Who conducts the Delhi Judicial Service (DJS) exam?

The High Court of Delhi conducts the DJS competitive examination for recruitment to the post of Civil Judge (Junior Division) for the National Capital Territory of Delhi.

What is the eligibility for DJS?

You must be a citizen of India with a law degree and not less than 3 years’ practice as an Advocate, and not more than 32 years of age as on 1 January of the year applications are invited.
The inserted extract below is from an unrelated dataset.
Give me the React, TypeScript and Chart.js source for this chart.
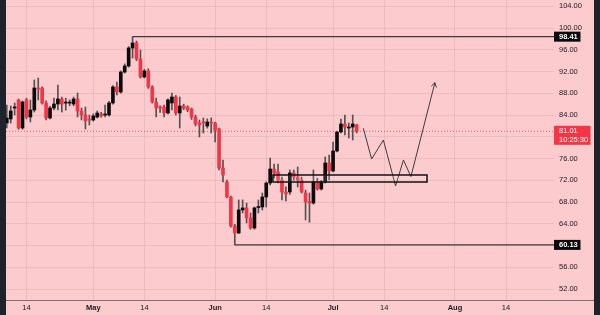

Is there an attempt limit for DJS?

No. The notification specifies no cap on the number of attempts — only the upper age limit of 32 years applies.

Does DJS Prelims have negative marking?

Yes. The Preliminary Examination is a single 200-mark MCQ paper with 25% negative marking for each wrong answer.

Does the Prelims score count in the final merit?

No. The Prelims is a qualifying screening test only. Final merit is built from the four Mains papers plus the viva-voce.

What is the DJS Prelims cut-off?

The qualifying minimum is 60% for general-category candidates and 55% for reserved categories (SC, ST and eligible Persons with Disabilities).

How many papers are in the DJS Mains?

Four: General Legal Knowledge & Language (250 marks), Civil Law I (200), Civil Law II (200) and Criminal Law (200).

Should I study IPC/CrPC or the new criminal codes?

The syllabus pairs IPC↔BNS, CrPC↔BNSS and Evidence Act↔BSA (all 2023). Study the new codes and re-map old previous-year section numbers, as the Mains demands the exact provision.